### INSTRUCTIONS TO FOLLOW
Below are the records. List every line holding the word "chart".

### ENTRIES
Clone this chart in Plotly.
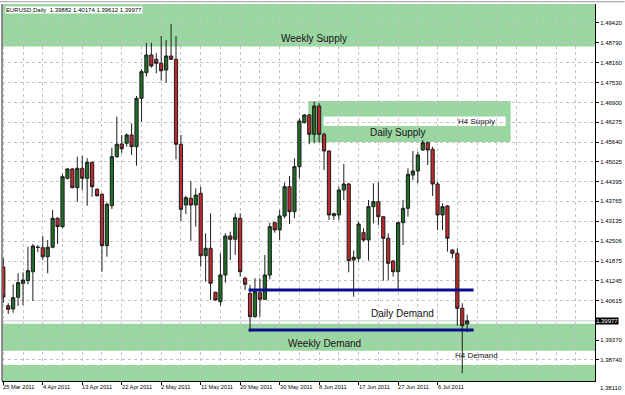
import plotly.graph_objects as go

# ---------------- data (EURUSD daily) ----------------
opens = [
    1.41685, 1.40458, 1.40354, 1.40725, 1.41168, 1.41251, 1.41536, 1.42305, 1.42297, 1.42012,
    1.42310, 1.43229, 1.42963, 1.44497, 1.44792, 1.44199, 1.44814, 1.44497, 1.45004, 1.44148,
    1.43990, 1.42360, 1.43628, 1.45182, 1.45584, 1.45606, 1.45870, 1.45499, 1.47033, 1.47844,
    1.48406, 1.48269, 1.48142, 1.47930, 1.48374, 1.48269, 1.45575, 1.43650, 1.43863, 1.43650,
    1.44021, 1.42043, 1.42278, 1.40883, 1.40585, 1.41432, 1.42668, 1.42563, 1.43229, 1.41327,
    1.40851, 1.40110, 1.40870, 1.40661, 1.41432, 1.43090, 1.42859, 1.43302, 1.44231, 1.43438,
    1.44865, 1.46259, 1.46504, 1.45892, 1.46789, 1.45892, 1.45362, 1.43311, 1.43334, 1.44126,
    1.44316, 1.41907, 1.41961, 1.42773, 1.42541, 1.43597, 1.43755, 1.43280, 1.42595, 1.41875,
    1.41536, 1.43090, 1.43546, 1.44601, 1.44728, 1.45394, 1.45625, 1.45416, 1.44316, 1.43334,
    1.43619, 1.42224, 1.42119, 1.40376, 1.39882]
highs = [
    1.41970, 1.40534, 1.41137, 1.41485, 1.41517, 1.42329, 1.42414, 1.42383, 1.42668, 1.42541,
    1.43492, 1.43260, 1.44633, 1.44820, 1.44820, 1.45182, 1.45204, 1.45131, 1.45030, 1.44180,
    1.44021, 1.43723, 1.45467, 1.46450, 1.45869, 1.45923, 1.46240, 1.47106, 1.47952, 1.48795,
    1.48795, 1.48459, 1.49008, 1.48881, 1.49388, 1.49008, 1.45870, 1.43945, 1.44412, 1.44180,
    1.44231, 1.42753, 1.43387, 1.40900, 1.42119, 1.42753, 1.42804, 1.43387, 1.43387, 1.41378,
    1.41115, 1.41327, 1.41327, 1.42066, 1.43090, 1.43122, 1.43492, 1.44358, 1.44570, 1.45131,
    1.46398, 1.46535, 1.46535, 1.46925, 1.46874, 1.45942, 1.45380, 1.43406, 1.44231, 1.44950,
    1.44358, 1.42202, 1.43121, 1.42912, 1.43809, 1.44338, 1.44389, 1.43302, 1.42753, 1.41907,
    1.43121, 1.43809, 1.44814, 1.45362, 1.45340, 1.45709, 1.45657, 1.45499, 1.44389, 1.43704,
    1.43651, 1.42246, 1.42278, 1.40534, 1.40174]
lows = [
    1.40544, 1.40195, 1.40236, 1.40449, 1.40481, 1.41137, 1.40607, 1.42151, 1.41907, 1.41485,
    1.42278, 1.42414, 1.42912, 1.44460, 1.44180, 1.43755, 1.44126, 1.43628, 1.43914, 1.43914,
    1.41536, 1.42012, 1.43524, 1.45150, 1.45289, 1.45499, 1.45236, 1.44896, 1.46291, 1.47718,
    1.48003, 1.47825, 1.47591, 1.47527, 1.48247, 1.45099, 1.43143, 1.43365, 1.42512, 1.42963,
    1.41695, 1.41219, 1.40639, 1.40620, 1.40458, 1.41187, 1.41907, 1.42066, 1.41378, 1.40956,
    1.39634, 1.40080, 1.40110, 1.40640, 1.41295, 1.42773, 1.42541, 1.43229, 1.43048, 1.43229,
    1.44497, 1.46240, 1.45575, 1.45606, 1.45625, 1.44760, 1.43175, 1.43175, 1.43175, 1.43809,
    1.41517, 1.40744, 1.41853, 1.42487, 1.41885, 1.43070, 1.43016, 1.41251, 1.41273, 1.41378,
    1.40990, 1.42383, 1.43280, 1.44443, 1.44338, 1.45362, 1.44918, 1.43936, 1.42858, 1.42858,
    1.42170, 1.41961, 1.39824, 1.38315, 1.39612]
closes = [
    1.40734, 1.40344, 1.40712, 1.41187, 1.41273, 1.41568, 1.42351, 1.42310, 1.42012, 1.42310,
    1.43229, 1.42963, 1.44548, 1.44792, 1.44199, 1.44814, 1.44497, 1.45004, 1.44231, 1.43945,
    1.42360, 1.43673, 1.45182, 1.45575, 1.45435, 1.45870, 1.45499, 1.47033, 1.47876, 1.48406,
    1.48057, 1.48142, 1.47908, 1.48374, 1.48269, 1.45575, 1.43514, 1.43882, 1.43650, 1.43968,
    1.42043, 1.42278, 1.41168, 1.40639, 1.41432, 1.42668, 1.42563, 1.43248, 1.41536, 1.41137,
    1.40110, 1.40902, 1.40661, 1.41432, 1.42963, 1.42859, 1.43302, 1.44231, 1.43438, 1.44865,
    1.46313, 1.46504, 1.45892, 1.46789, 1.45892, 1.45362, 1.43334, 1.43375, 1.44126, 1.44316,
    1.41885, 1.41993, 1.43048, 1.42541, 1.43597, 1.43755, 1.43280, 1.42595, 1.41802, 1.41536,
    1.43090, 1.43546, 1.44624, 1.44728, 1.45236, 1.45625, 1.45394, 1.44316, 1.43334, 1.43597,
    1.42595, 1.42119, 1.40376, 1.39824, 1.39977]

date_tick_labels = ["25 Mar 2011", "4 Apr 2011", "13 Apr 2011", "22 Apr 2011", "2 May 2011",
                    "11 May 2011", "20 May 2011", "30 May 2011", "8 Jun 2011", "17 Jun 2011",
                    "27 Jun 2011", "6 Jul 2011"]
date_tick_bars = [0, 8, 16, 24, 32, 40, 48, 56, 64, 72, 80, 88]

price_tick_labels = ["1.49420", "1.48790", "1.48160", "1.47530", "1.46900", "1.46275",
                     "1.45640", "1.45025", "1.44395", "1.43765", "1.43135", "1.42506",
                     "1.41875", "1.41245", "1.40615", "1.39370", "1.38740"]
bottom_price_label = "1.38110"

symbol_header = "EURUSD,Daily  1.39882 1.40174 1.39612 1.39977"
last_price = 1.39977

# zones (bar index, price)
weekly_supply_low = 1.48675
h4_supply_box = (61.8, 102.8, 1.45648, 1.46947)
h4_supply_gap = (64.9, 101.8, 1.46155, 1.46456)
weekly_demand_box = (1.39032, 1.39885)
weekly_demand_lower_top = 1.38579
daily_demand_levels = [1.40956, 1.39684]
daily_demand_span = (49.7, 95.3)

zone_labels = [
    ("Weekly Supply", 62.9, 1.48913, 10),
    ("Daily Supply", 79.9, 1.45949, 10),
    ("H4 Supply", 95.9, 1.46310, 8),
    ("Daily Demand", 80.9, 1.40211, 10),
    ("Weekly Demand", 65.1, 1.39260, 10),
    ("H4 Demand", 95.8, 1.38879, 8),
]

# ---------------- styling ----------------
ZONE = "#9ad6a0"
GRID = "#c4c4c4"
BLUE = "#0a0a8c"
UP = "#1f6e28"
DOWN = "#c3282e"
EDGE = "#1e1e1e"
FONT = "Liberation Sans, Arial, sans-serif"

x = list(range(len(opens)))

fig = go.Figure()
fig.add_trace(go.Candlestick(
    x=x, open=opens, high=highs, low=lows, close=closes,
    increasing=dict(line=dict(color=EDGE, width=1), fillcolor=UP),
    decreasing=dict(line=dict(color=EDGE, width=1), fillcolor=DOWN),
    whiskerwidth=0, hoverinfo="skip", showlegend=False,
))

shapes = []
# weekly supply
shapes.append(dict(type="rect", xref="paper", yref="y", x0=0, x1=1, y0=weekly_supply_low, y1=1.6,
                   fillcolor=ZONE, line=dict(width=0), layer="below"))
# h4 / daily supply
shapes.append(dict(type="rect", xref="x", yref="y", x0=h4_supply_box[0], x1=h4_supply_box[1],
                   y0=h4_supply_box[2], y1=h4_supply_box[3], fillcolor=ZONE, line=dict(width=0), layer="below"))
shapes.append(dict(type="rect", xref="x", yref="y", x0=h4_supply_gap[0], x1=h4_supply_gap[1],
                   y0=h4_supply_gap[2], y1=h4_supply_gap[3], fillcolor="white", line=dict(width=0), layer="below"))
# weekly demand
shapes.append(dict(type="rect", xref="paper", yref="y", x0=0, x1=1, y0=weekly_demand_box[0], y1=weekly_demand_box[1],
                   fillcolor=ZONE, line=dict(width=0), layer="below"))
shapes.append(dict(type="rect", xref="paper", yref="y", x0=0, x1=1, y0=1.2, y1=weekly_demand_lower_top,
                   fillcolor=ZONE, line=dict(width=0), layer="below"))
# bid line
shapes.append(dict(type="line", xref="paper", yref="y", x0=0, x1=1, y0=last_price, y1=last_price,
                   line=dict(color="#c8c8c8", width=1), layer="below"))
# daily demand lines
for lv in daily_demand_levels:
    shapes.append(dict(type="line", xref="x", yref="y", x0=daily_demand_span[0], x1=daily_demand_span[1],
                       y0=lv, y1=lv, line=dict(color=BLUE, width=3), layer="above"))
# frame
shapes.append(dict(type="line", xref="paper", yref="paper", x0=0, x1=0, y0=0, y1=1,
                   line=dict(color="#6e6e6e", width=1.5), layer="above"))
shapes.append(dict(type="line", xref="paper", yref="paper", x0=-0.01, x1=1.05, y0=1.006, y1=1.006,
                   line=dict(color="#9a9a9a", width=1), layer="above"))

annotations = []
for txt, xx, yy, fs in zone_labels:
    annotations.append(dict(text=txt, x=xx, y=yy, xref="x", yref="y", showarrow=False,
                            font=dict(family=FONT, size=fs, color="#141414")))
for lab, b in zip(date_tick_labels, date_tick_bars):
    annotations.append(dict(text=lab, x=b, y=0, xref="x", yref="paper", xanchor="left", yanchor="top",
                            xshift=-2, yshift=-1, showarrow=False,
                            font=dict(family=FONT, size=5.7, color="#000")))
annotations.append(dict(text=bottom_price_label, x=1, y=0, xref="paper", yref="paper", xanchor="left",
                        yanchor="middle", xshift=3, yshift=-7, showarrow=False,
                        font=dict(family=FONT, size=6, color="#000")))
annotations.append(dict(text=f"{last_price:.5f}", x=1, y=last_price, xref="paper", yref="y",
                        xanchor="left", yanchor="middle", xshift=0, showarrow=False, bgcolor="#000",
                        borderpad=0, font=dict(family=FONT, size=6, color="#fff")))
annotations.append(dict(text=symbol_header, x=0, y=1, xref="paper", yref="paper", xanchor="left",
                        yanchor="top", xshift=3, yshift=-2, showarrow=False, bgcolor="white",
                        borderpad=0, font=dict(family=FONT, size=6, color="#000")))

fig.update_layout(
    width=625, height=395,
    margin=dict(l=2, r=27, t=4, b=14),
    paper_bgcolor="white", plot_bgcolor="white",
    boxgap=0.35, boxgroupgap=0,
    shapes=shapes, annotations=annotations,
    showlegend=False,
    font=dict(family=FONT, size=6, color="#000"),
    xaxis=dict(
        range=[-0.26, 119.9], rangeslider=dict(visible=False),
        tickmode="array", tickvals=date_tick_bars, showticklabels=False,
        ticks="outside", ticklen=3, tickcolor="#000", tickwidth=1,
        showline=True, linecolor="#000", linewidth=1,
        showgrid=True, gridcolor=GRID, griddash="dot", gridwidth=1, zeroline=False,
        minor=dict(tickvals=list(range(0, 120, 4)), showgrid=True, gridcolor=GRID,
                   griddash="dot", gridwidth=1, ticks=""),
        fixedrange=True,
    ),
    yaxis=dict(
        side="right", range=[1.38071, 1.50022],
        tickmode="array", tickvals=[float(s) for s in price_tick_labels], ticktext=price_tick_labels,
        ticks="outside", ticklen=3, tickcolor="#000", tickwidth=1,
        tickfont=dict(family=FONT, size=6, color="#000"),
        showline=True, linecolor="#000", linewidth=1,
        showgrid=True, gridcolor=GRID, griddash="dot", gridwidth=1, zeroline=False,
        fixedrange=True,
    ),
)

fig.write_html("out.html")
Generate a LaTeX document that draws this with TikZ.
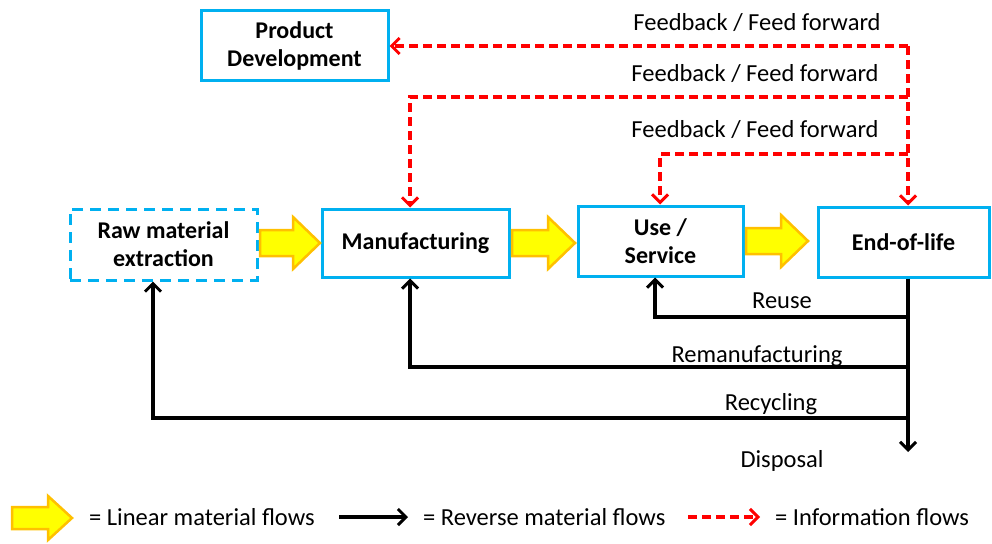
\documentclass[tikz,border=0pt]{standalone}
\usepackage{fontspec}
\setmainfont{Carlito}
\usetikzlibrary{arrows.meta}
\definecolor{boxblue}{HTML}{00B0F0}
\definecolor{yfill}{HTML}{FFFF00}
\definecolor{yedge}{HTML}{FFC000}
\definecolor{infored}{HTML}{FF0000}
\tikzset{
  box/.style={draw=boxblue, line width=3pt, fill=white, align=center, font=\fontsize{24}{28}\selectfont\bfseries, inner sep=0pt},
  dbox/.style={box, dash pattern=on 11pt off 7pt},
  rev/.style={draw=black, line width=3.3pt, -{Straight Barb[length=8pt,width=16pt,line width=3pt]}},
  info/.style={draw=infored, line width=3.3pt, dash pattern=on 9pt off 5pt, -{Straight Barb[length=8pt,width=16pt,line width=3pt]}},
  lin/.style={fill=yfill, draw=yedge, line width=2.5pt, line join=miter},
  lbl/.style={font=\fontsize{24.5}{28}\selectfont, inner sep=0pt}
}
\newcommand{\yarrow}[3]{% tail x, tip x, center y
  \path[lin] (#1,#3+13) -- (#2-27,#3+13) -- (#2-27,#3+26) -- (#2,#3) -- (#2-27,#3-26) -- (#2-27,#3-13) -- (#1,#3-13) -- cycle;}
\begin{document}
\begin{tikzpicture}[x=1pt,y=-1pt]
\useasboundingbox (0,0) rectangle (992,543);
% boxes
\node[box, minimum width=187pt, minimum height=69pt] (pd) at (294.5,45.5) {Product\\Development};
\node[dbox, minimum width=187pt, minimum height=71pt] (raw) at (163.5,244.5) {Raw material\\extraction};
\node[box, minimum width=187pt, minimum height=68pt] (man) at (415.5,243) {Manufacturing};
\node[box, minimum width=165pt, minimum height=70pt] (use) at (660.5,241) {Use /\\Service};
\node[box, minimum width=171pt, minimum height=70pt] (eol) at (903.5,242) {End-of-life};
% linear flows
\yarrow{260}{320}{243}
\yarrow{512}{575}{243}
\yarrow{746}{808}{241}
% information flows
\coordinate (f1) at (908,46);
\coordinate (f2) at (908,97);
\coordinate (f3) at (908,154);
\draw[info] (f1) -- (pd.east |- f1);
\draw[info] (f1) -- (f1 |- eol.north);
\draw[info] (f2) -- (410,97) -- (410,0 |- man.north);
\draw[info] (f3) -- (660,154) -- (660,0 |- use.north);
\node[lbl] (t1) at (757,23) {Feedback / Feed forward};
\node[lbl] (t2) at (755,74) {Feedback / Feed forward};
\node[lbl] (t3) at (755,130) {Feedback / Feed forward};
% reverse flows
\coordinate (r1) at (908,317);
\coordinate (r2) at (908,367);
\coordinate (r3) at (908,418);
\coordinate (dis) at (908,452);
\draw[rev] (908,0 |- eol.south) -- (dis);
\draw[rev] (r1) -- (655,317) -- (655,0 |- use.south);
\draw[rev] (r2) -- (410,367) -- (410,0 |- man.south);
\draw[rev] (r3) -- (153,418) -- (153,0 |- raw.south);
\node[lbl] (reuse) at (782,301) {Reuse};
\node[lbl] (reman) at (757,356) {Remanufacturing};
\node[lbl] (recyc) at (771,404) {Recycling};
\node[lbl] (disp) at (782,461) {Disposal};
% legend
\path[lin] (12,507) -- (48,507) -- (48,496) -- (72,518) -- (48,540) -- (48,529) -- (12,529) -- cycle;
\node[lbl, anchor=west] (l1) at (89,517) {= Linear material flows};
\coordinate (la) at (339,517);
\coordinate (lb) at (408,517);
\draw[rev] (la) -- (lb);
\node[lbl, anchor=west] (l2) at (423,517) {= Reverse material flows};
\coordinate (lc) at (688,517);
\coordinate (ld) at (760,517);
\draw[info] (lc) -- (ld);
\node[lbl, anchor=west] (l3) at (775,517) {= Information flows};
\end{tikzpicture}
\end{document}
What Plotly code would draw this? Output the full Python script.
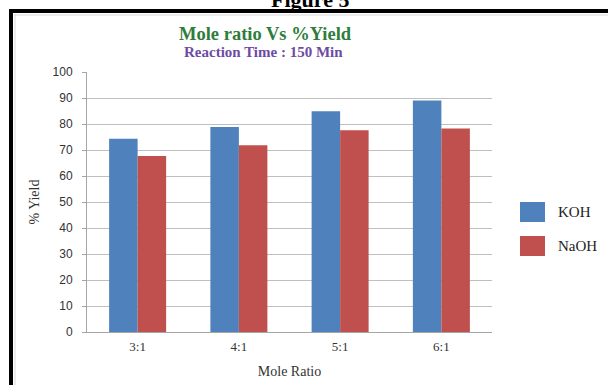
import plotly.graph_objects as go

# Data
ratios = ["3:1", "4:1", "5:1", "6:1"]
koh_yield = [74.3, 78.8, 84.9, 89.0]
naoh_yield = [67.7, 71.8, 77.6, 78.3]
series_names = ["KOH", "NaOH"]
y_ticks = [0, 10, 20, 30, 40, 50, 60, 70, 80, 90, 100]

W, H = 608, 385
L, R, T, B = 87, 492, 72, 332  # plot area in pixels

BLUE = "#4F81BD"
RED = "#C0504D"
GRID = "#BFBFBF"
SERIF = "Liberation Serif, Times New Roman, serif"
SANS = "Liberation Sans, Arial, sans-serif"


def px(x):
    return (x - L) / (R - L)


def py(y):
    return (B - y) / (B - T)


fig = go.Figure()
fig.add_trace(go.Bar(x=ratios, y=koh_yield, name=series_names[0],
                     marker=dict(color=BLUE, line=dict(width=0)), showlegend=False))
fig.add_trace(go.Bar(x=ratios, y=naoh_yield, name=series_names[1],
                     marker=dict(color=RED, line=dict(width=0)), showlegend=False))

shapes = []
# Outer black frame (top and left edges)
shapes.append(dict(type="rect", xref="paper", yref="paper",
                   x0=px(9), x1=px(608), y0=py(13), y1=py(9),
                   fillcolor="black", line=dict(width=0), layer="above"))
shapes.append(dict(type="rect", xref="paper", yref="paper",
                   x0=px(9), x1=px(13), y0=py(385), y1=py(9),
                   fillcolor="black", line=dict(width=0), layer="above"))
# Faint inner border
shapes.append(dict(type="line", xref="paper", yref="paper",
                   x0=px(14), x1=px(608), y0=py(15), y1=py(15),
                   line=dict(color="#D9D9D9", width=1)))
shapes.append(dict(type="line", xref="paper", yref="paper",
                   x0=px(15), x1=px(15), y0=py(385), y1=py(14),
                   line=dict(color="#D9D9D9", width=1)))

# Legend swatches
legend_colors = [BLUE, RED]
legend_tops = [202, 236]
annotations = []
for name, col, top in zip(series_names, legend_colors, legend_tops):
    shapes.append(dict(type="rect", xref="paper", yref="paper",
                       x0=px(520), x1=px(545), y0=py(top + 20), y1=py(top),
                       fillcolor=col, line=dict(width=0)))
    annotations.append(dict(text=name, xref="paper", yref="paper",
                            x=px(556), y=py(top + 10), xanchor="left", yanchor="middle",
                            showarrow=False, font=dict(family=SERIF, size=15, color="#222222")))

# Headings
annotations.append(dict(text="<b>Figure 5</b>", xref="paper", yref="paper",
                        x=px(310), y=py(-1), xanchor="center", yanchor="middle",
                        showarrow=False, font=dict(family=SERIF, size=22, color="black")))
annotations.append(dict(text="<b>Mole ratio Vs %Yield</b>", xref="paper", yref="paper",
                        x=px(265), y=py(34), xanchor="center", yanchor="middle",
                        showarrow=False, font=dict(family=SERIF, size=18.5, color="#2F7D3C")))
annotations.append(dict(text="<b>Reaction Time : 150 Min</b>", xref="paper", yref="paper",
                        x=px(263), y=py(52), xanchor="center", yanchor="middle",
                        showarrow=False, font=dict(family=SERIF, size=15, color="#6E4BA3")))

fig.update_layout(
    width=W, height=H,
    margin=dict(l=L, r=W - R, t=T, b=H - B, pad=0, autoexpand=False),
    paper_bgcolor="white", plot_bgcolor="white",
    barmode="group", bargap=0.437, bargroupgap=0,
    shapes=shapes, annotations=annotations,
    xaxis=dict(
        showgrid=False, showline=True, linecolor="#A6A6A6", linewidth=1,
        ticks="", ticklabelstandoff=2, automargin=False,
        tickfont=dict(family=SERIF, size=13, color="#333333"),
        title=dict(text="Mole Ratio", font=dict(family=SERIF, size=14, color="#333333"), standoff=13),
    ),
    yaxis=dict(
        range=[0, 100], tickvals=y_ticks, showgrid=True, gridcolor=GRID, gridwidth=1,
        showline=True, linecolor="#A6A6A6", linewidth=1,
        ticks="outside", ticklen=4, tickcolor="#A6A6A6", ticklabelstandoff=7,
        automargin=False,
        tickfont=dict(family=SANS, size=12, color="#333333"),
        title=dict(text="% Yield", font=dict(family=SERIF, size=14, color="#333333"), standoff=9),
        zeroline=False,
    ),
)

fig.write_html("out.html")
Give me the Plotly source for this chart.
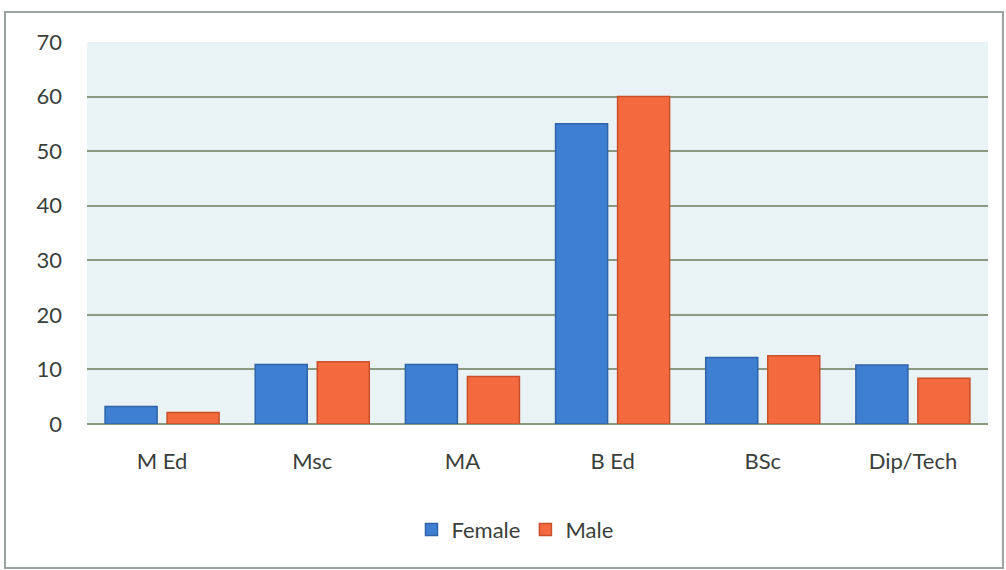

### SOLUTION
Clone this chart in Plotly.
Give me the Plotly source for this chart.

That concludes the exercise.